> Data excerpt:
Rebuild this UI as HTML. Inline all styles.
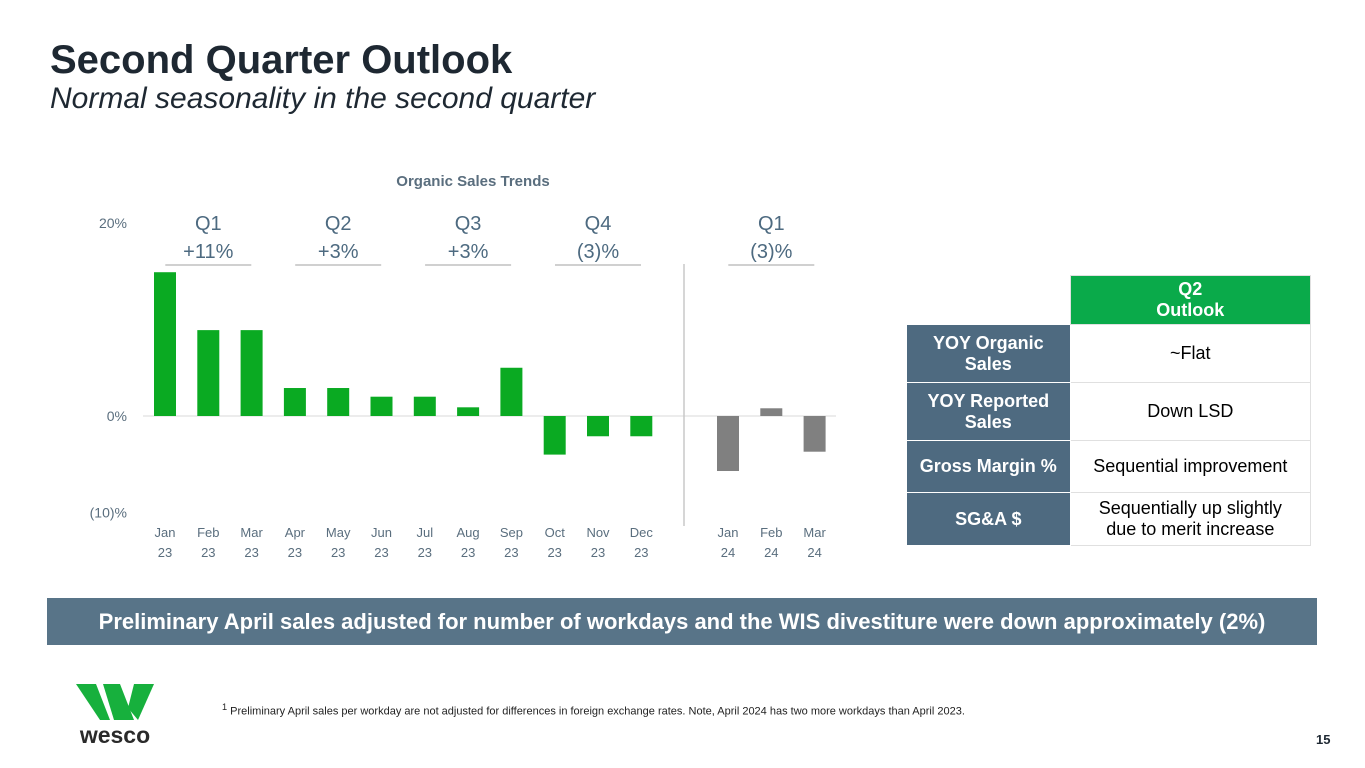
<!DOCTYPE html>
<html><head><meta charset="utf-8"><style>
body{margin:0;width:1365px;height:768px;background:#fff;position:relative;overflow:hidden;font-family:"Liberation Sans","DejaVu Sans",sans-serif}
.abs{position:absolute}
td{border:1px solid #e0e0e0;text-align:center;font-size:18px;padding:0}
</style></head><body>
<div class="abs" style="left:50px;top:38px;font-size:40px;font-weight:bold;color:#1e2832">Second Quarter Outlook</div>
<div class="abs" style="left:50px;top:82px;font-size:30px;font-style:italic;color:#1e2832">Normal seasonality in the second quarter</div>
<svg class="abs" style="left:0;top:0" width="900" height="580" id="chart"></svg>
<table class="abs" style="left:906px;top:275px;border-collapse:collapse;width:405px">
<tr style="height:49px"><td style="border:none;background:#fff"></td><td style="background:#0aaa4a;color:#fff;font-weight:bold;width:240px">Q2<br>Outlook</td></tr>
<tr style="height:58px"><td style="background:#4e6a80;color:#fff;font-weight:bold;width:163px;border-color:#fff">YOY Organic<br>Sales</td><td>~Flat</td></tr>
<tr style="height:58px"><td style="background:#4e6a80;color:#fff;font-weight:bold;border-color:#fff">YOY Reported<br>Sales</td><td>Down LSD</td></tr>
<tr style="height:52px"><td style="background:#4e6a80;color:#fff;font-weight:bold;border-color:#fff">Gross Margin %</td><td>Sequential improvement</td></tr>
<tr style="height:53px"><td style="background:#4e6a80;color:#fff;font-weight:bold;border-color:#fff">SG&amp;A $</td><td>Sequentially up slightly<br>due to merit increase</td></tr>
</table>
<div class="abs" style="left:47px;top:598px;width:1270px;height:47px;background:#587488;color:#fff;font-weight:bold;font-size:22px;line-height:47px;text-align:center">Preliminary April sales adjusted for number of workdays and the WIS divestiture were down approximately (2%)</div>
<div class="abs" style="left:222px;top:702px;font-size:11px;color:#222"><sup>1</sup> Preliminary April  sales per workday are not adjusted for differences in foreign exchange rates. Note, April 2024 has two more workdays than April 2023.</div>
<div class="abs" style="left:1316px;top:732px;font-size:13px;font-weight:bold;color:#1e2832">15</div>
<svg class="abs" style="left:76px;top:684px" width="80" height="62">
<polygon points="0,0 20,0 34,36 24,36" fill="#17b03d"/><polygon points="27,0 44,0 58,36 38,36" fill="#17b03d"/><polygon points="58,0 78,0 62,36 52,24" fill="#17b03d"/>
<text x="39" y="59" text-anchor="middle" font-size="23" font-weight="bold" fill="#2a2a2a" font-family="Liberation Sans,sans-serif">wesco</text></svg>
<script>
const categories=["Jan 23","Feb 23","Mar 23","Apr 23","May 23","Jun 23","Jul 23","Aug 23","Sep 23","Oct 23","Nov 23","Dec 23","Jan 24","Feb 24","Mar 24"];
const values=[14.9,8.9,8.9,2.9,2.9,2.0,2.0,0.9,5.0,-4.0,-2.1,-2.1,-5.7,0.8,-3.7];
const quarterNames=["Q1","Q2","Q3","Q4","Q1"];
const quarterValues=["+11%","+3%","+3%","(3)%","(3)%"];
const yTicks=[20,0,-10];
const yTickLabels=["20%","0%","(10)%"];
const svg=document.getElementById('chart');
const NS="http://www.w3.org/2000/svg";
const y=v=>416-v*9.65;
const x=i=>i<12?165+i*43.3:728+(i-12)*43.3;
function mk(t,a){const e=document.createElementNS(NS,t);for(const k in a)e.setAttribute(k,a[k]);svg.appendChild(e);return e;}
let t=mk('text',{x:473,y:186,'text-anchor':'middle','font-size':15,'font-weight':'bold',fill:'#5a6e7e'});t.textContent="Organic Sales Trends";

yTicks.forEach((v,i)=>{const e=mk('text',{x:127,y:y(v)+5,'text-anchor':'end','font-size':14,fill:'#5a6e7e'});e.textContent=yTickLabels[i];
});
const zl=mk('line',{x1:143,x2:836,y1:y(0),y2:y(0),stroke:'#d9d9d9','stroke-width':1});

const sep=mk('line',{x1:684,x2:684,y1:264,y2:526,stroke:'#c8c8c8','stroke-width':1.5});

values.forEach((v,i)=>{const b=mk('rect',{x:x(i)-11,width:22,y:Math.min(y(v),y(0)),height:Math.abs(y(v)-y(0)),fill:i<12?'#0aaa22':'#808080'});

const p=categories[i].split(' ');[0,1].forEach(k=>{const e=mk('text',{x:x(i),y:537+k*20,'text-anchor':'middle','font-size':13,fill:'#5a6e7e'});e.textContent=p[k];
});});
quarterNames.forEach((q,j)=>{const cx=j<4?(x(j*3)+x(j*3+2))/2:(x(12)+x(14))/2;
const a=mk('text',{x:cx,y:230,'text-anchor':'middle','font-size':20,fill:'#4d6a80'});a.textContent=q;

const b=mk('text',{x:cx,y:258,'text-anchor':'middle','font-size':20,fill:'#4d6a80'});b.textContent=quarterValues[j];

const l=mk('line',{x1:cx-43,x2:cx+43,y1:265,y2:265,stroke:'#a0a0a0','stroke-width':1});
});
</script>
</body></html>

> Aim:
Transcribe the whole listing exactly. Pictures are excluded.

> Correct response:
Rebuild this UI as HTML. Inline all styles.
<!DOCTYPE html>
<html><head><meta charset="utf-8"><style>
body{margin:0;width:1365px;height:768px;background:#fff;position:relative;overflow:hidden;font-family:"Liberation Sans","DejaVu Sans",sans-serif}
.abs{position:absolute}
td{border:1px solid #e0e0e0;text-align:center;font-size:18px;padding:0}
</style></head><body>
<div class="abs" style="left:50px;top:38px;font-size:40px;font-weight:bold;color:#1e2832">Second Quarter Outlook</div>
<div class="abs" style="left:50px;top:82px;font-size:30px;font-style:italic;color:#1e2832">Normal seasonality in the second quarter</div>
<svg class="abs" style="left:0;top:0" width="900" height="580" id="chart"></svg>
<table class="abs" style="left:906px;top:275px;border-collapse:collapse;width:405px">
<tr style="height:49px"><td style="border:none;background:#fff"></td><td style="background:#0aaa4a;color:#fff;font-weight:bold;width:240px">Q2<br>Outlook</td></tr>
<tr style="height:58px"><td style="background:#4e6a80;color:#fff;font-weight:bold;width:163px;border-color:#fff">YOY Organic<br>Sales</td><td>~Flat</td></tr>
<tr style="height:58px"><td style="background:#4e6a80;color:#fff;font-weight:bold;border-color:#fff">YOY Reported<br>Sales</td><td>Down LSD</td></tr>
<tr style="height:52px"><td style="background:#4e6a80;color:#fff;font-weight:bold;border-color:#fff">Gross Margin %</td><td>Sequential improvement</td></tr>
<tr style="height:53px"><td style="background:#4e6a80;color:#fff;font-weight:bold;border-color:#fff">SG&amp;A $</td><td>Sequentially up slightly<br>due to merit increase</td></tr>
</table>
<div class="abs" style="left:47px;top:598px;width:1270px;height:47px;background:#587488;color:#fff;font-weight:bold;font-size:22px;line-height:47px;text-align:center">Preliminary April sales adjusted for number of workdays and the WIS divestiture were down approximately (2%)</div>
<div class="abs" style="left:222px;top:702px;font-size:11px;color:#222"><sup>1</sup> Preliminary April  sales per workday are not adjusted for differences in foreign exchange rates. Note, April 2024 has two more workdays than April 2023.</div>
<div class="abs" style="left:1316px;top:732px;font-size:13px;font-weight:bold;color:#1e2832">15</div>
<svg class="abs" style="left:76px;top:684px" width="80" height="62">
<polygon points="0,0 20,0 34,36 24,36" fill="#17b03d"/><polygon points="27,0 44,0 58,36 38,36" fill="#17b03d"/><polygon points="58,0 78,0 62,36 52,24" fill="#17b03d"/>
<text x="39" y="59" text-anchor="middle" font-size="23" font-weight="bold" fill="#2a2a2a" font-family="Liberation Sans,sans-serif">wesco</text></svg>
<script>
const categories=["Jan 23","Feb 23","Mar 23","Apr 23","May 23","Jun 23","Jul 23","Aug 23","Sep 23","Oct 23","Nov 23","Dec 23","Jan 24","Feb 24","Mar 24"];
const values=[14.9,8.9,8.9,2.9,2.9,2.0,2.0,0.9,5.0,-4.0,-2.1,-2.1,-5.7,0.8,-3.7];
const quarterNames=["Q1","Q2","Q3","Q4","Q1"];
const quarterValues=["+11%","+3%","+3%","(3)%","(3)%"];
const yTicks=[20,0,-10];
const yTickLabels=["20%","0%","(10)%"];
const svg=document.getElementById('chart');
const NS="http://www.w3.org/2000/svg";
const y=v=>416-v*9.65;
const x=i=>i<12?165+i*43.3:728+(i-12)*43.3;
function mk(t,a){const e=document.createElementNS(NS,t);for(const k in a)e.setAttribute(k,a[k]);svg.appendChild(e);return e;}
let t=mk('text',{x:473,y:186,'text-anchor':'middle','font-size':15,'font-weight':'bold',fill:'#5a6e7e'});t.textContent="Organic Sales Trends";

yTicks.forEach((v,i)=>{const e=mk('text',{x:127,y:y(v)+5,'text-anchor':'end','font-size':14,fill:'#5a6e7e'});e.textContent=yTickLabels[i];
});
const zl=mk('line',{x1:143,x2:836,y1:y(0),y2:y(0),stroke:'#d9d9d9','stroke-width':1});

const sep=mk('line',{x1:684,x2:684,y1:264,y2:526,stroke:'#c8c8c8','stroke-width':1.5});

values.forEach((v,i)=>{const b=mk('rect',{x:x(i)-11,width:22,y:Math.min(y(v),y(0)),height:Math.abs(y(v)-y(0)),fill:i<12?'#0aaa22':'#808080'});

const p=categories[i].split(' ');[0,1].forEach(k=>{const e=mk('text',{x:x(i),y:537+k*20,'text-anchor':'middle','font-size':13,fill:'#5a6e7e'});e.textContent=p[k];
});});
quarterNames.forEach((q,j)=>{const cx=j<4?(x(j*3)+x(j*3+2))/2:(x(12)+x(14))/2;
const a=mk('text',{x:cx,y:230,'text-anchor':'middle','font-size':20,fill:'#4d6a80'});a.textContent=q;

const b=mk('text',{x:cx,y:258,'text-anchor':'middle','font-size':20,fill:'#4d6a80'});b.textContent=quarterValues[j];

const l=mk('line',{x1:cx-43,x2:cx+43,y1:265,y2:265,stroke:'#a0a0a0','stroke-width':1});
});
</script>
</body></html>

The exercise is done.